__Stated exercise__. Everything in the data should be repeated exactly, save for the images.

##############################

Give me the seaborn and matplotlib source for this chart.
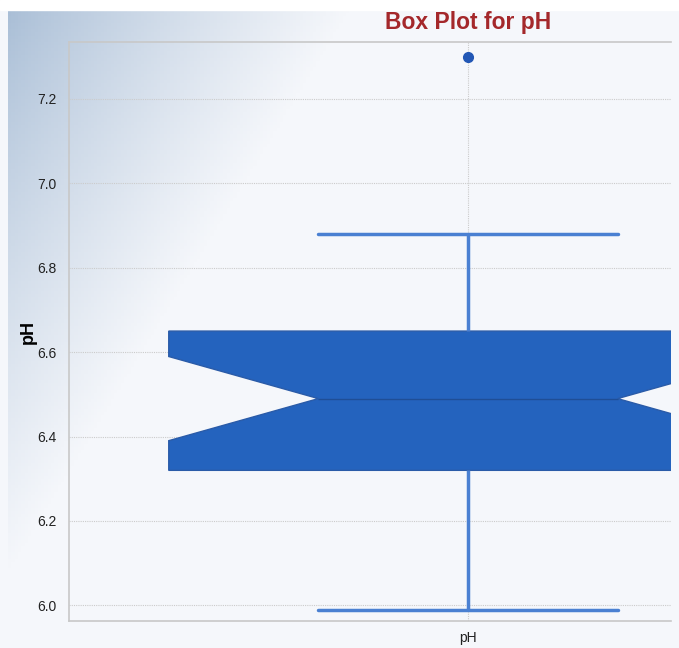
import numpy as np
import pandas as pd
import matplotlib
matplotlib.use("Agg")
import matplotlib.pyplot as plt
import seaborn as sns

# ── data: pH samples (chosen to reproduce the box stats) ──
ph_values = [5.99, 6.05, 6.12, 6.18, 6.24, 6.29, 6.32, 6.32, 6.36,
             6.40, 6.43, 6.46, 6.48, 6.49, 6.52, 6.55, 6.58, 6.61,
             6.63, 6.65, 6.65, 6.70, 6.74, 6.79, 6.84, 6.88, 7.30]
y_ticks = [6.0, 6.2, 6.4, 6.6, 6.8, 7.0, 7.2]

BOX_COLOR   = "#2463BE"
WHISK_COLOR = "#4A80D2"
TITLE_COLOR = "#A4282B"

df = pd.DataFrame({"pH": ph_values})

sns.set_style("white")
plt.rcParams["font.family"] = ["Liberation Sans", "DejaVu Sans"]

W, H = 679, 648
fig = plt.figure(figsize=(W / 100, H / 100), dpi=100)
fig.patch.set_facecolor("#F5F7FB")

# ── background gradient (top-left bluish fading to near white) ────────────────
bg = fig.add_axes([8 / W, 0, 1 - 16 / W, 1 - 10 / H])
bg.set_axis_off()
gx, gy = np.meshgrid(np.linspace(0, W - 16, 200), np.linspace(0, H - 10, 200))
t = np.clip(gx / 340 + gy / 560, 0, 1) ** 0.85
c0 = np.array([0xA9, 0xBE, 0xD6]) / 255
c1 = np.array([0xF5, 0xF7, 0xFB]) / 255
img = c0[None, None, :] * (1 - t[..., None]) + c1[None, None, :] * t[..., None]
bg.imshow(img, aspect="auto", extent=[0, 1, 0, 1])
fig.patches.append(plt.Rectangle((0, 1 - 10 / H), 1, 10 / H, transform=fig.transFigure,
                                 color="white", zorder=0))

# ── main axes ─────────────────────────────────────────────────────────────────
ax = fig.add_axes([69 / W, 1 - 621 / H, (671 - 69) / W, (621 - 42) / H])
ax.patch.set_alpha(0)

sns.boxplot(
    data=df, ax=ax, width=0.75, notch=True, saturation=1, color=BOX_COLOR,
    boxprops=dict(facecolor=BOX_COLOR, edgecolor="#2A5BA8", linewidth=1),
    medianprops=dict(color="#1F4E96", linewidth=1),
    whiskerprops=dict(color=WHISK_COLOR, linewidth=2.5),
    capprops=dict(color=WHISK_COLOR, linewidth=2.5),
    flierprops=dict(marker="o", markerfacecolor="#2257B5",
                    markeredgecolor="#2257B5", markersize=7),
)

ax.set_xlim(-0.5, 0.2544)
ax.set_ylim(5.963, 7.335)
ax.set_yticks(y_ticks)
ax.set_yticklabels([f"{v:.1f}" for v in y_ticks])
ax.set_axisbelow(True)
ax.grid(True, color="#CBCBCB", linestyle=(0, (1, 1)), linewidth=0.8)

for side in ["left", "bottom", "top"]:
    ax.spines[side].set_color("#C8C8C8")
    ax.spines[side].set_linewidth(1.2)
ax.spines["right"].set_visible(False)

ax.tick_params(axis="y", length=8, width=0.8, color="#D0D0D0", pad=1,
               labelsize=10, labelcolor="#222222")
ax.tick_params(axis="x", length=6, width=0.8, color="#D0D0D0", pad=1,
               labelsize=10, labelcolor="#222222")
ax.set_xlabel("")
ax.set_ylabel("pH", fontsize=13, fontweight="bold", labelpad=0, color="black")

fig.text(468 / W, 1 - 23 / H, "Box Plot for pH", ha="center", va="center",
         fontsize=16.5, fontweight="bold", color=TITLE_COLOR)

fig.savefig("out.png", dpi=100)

##############################

__Answer to the problem__.
Give me the seaborn and matplotlib source for this chart.
import numpy as np
import pandas as pd
import matplotlib
matplotlib.use("Agg")
import matplotlib.pyplot as plt
import seaborn as sns

# ── data: pH samples (chosen to reproduce the box stats) ──
ph_values = [5.99, 6.05, 6.12, 6.18, 6.24, 6.29, 6.32, 6.32, 6.36,
             6.40, 6.43, 6.46, 6.48, 6.49, 6.52, 6.55, 6.58, 6.61,
             6.63, 6.65, 6.65, 6.70, 6.74, 6.79, 6.84, 6.88, 7.30]
y_ticks = [6.0, 6.2, 6.4, 6.6, 6.8, 7.0, 7.2]

BOX_COLOR   = "#2463BE"
WHISK_COLOR = "#4A80D2"
TITLE_COLOR = "#A4282B"

df = pd.DataFrame({"pH": ph_values})

sns.set_style("white")
plt.rcParams["font.family"] = ["Liberation Sans", "DejaVu Sans"]

W, H = 679, 648
fig = plt.figure(figsize=(W / 100, H / 100), dpi=100)
fig.patch.set_facecolor("#F5F7FB")

# ── background gradient (top-left bluish fading to near white) ────────────────
bg = fig.add_axes([8 / W, 0, 1 - 16 / W, 1 - 10 / H])
bg.set_axis_off()
gx, gy = np.meshgrid(np.linspace(0, W - 16, 200), np.linspace(0, H - 10, 200))
t = np.clip(gx / 340 + gy / 560, 0, 1) ** 0.85
c0 = np.array([0xA9, 0xBE, 0xD6]) / 255
c1 = np.array([0xF5, 0xF7, 0xFB]) / 255
img = c0[None, None, :] * (1 - t[..., None]) + c1[None, None, :] * t[..., None]
bg.imshow(img, aspect="auto", extent=[0, 1, 0, 1])
fig.patches.append(plt.Rectangle((0, 1 - 10 / H), 1, 10 / H, transform=fig.transFigure,
                                 color="white", zorder=0))

# ── main axes ─────────────────────────────────────────────────────────────────
ax = fig.add_axes([69 / W, 1 - 621 / H, (671 - 69) / W, (621 - 42) / H])
ax.patch.set_alpha(0)

sns.boxplot(
    data=df, ax=ax, width=0.75, notch=True, saturation=1, color=BOX_COLOR,
    boxprops=dict(facecolor=BOX_COLOR, edgecolor="#2A5BA8", linewidth=1),
    medianprops=dict(color="#1F4E96", linewidth=1),
    whiskerprops=dict(color=WHISK_COLOR, linewidth=2.5),
    capprops=dict(color=WHISK_COLOR, linewidth=2.5),
    flierprops=dict(marker="o", markerfacecolor="#2257B5",
                    markeredgecolor="#2257B5", markersize=7),
)

ax.set_xlim(-0.5, 0.2544)
ax.set_ylim(5.963, 7.335)
ax.set_yticks(y_ticks)
ax.set_yticklabels([f"{v:.1f}" for v in y_ticks])
ax.set_axisbelow(True)
ax.grid(True, color="#CBCBCB", linestyle=(0, (1, 1)), linewidth=0.8)

for side in ["left", "bottom", "top"]:
    ax.spines[side].set_color("#C8C8C8")
    ax.spines[side].set_linewidth(1.2)
ax.spines["right"].set_visible(False)

ax.tick_params(axis="y", length=8, width=0.8, color="#D0D0D0", pad=1,
               labelsize=10, labelcolor="#222222")
ax.tick_params(axis="x", length=6, width=0.8, color="#D0D0D0", pad=1,
               labelsize=10, labelcolor="#222222")
ax.set_xlabel("")
ax.set_ylabel("pH", fontsize=13, fontweight="bold", labelpad=0, color="black")

fig.text(468 / W, 1 - 23 / H, "Box Plot for pH", ha="center", va="center",
         fontsize=16.5, fontweight="bold", color=TITLE_COLOR)

fig.savefig("out.png", dpi=100)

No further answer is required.